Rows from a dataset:

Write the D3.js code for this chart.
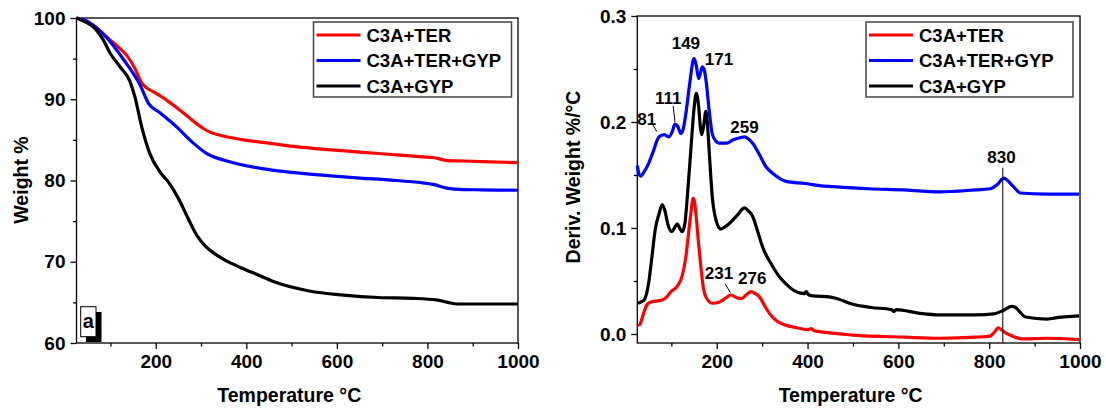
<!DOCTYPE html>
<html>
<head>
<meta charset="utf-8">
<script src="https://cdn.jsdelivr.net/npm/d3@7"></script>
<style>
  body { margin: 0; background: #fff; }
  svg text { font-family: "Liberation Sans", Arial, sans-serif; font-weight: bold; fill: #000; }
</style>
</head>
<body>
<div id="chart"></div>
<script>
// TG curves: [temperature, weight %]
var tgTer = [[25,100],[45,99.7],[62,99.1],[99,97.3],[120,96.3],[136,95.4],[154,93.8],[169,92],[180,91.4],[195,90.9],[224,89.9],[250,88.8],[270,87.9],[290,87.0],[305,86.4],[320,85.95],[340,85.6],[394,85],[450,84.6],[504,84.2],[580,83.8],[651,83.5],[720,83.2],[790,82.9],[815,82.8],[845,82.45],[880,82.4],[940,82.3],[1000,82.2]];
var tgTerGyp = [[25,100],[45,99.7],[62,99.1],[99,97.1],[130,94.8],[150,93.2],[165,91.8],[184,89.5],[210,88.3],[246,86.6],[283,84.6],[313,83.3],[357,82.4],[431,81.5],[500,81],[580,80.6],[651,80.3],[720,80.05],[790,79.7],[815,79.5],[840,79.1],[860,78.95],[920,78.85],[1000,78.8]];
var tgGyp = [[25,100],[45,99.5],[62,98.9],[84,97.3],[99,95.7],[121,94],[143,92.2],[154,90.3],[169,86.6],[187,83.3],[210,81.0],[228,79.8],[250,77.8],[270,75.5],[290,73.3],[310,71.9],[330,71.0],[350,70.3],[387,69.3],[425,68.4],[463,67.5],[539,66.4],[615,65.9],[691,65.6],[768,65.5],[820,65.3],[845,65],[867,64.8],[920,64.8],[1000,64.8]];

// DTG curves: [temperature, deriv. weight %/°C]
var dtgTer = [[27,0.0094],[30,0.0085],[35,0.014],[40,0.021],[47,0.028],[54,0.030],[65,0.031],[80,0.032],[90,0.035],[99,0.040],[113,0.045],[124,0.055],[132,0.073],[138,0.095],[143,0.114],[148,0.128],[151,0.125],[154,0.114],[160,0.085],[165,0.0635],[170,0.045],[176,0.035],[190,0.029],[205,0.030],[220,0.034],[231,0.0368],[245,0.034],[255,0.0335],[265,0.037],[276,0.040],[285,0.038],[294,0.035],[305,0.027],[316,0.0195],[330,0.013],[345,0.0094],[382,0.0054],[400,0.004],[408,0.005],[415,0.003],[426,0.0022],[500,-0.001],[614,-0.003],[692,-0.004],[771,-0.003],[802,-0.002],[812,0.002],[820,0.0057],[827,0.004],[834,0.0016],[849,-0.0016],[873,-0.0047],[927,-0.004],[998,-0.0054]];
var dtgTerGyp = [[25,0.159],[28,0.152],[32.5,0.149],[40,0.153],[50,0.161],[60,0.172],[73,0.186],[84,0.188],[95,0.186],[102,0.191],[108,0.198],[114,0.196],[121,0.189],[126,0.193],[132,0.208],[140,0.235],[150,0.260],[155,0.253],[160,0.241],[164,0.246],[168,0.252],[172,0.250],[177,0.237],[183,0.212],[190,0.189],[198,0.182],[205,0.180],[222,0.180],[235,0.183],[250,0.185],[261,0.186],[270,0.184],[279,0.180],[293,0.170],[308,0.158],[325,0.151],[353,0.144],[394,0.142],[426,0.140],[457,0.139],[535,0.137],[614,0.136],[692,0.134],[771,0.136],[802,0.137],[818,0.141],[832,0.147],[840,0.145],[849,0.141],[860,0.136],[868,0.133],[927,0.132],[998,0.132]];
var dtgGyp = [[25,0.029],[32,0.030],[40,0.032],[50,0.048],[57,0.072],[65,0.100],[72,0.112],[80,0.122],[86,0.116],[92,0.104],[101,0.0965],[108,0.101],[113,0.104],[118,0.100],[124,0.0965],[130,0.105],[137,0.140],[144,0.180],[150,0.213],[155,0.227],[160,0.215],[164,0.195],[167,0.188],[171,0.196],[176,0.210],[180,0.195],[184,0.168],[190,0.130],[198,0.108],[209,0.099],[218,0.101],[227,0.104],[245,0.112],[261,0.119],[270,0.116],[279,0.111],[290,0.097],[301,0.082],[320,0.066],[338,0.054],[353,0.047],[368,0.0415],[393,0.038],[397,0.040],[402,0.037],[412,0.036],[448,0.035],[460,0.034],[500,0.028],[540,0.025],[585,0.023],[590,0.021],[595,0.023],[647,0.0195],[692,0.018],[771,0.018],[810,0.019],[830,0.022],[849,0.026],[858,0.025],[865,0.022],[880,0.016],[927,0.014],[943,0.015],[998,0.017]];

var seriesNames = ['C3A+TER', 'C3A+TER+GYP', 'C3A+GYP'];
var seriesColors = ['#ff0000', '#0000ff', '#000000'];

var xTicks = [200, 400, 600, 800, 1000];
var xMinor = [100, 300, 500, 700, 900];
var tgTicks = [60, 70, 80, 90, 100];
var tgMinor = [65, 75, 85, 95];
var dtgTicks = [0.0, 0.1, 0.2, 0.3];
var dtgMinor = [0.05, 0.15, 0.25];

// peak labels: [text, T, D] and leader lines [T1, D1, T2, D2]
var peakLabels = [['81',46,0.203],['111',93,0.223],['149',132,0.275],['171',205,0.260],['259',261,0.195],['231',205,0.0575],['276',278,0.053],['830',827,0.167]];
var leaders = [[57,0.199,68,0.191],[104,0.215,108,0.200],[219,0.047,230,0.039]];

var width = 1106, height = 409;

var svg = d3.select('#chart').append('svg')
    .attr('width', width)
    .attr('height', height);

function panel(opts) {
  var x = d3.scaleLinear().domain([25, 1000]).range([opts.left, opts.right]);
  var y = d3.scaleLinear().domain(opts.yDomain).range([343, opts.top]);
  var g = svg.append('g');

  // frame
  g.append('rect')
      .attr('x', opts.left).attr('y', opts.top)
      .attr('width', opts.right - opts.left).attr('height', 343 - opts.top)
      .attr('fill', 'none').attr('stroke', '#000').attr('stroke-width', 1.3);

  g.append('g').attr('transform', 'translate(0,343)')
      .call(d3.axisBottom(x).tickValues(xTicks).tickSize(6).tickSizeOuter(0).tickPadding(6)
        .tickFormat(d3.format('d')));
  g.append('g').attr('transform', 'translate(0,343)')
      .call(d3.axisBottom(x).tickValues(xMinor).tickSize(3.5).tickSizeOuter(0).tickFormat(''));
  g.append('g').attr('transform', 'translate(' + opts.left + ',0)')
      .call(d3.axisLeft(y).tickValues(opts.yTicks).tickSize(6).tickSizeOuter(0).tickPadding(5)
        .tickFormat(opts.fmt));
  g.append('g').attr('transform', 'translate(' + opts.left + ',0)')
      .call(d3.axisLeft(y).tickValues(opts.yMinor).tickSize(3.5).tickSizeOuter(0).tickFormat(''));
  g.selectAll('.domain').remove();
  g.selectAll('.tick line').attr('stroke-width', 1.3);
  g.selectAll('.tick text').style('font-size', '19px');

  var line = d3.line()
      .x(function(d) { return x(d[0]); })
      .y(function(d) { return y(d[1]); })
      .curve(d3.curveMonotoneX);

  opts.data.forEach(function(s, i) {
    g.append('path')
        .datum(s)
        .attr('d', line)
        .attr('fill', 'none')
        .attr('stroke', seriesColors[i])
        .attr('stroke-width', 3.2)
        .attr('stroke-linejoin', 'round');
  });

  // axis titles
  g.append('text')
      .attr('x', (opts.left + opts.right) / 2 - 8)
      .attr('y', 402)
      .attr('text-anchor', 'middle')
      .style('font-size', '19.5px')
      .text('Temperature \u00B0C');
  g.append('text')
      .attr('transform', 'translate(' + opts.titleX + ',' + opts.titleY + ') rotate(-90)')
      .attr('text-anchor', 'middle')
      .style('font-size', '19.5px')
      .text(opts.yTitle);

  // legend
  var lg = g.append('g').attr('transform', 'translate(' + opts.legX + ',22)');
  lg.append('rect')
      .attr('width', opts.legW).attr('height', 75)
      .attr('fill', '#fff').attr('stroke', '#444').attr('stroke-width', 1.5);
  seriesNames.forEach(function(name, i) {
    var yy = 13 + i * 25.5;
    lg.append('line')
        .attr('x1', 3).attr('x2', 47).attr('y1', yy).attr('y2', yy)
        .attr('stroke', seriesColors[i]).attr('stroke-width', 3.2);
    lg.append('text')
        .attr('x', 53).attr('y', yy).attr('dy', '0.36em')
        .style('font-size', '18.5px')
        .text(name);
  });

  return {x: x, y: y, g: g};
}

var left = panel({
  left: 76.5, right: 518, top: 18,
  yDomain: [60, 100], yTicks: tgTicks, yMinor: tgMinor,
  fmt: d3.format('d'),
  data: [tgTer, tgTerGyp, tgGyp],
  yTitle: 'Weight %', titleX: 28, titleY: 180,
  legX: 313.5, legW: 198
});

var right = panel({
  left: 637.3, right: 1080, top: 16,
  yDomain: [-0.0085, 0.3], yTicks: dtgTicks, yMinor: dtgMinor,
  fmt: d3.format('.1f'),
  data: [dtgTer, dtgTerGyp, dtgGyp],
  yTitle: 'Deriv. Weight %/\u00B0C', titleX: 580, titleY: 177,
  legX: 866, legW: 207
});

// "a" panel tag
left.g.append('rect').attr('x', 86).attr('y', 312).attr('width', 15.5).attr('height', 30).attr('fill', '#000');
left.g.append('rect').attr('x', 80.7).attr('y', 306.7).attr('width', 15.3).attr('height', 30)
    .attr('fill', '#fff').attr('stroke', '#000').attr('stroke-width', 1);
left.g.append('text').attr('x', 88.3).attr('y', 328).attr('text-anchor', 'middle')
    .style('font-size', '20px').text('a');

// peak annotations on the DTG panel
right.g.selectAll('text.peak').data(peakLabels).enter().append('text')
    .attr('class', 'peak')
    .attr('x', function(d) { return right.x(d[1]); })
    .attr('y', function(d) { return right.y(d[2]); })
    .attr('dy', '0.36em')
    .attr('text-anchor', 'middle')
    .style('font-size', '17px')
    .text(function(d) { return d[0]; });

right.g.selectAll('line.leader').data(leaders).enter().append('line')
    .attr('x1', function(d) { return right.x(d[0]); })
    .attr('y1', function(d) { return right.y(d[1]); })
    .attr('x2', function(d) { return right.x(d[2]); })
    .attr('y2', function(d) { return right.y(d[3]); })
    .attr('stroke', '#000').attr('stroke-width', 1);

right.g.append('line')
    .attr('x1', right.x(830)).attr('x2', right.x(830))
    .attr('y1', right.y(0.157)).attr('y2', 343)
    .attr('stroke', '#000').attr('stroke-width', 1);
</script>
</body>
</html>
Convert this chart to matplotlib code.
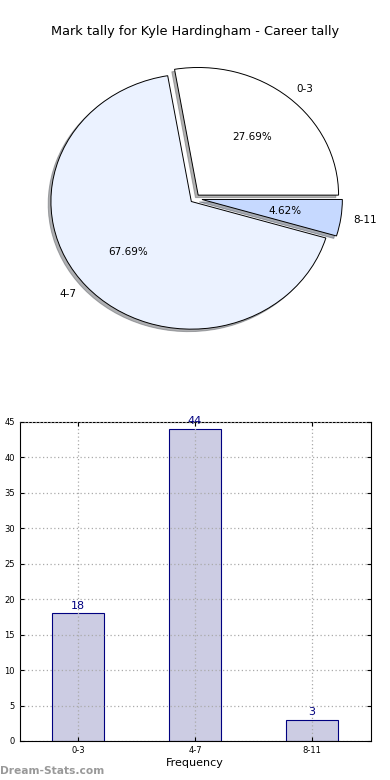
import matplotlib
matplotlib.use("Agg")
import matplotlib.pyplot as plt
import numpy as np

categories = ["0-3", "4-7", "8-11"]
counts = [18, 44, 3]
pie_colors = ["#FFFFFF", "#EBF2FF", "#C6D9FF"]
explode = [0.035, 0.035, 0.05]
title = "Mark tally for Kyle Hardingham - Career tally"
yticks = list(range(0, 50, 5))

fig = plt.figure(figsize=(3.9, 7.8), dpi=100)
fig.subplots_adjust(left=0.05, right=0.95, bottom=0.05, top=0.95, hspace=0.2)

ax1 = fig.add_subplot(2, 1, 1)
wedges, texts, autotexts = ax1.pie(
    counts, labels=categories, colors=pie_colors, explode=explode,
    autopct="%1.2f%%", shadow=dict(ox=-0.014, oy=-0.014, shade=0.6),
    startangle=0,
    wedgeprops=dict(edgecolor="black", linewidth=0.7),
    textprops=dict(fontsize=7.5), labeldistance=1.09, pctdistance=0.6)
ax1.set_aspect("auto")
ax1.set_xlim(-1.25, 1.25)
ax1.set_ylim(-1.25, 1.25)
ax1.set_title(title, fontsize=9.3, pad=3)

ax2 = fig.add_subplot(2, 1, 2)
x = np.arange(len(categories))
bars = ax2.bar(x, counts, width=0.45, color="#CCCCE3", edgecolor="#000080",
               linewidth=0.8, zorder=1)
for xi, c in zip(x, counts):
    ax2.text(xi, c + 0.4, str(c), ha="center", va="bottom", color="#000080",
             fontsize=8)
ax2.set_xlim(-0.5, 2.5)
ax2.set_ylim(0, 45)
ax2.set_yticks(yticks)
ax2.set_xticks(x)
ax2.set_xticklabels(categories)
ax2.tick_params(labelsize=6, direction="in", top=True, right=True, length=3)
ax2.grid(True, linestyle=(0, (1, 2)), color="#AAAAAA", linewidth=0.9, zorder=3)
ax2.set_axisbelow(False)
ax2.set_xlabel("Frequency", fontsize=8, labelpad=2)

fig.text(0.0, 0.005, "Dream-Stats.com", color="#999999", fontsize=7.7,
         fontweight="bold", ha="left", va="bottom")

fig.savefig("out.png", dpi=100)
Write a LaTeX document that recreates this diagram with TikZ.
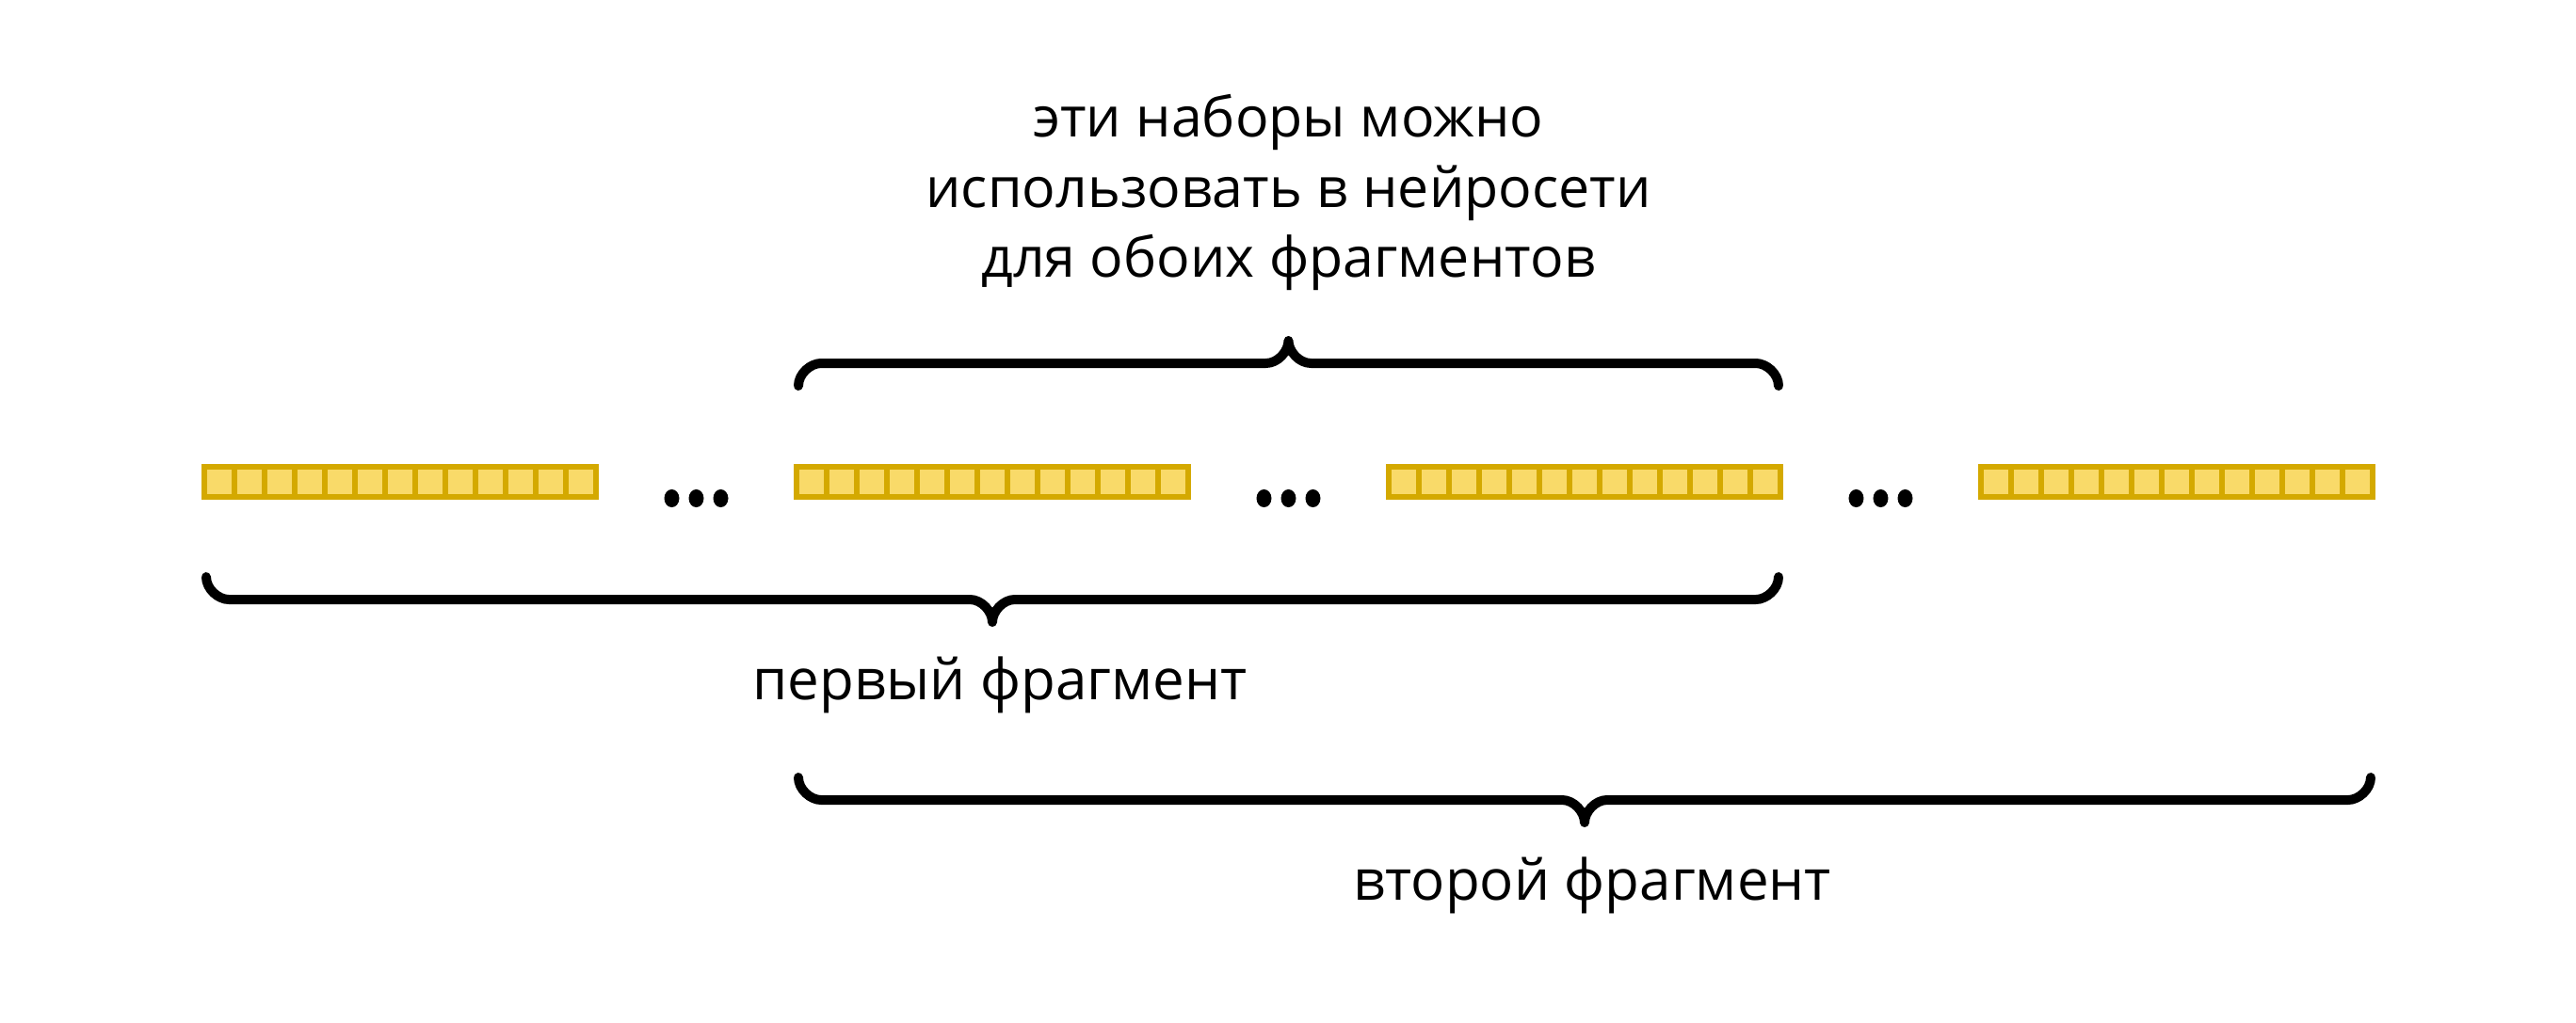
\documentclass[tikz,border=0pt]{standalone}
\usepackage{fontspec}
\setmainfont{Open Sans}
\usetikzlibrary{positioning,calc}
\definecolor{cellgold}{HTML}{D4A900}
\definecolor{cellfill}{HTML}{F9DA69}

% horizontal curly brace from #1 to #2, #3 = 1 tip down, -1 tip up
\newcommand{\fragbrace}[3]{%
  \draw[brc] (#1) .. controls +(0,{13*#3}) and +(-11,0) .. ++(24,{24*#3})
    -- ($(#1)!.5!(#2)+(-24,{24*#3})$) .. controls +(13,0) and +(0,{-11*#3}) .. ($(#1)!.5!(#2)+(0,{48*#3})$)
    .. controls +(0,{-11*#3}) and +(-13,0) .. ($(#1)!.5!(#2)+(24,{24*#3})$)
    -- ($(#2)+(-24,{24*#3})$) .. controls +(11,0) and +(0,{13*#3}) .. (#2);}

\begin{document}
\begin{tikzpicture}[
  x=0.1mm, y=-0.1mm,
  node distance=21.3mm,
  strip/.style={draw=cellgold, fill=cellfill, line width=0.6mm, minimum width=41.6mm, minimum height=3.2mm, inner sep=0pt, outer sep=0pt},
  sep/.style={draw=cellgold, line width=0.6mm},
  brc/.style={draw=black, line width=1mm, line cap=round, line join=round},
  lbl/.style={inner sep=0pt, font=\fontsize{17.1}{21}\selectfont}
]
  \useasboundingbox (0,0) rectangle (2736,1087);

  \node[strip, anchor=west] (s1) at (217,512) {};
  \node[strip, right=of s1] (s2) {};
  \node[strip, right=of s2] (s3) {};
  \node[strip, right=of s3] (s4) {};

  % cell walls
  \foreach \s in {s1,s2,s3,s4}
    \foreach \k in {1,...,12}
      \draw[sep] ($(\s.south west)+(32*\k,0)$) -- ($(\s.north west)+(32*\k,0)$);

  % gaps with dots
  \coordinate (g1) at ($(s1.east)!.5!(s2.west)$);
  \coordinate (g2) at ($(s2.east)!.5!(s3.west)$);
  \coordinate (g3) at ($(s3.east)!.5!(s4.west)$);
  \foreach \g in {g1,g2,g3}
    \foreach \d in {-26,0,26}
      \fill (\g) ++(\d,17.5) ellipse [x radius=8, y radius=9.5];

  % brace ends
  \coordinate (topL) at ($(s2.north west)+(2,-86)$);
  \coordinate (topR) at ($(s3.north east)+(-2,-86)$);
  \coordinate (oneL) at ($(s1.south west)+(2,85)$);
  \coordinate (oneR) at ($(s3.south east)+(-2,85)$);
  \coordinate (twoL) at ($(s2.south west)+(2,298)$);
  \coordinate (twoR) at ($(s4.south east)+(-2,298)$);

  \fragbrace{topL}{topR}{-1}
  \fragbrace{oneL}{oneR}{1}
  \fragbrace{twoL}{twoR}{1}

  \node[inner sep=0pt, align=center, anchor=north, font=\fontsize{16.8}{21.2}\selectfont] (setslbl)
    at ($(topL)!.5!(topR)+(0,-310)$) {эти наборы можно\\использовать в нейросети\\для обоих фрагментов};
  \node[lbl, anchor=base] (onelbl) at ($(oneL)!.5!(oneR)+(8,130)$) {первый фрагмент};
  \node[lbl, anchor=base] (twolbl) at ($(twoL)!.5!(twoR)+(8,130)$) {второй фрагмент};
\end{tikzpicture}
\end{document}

What this task involves - Find how many lines of the material carry the string "chart". Only the number should be in the answer.

Solution below - 4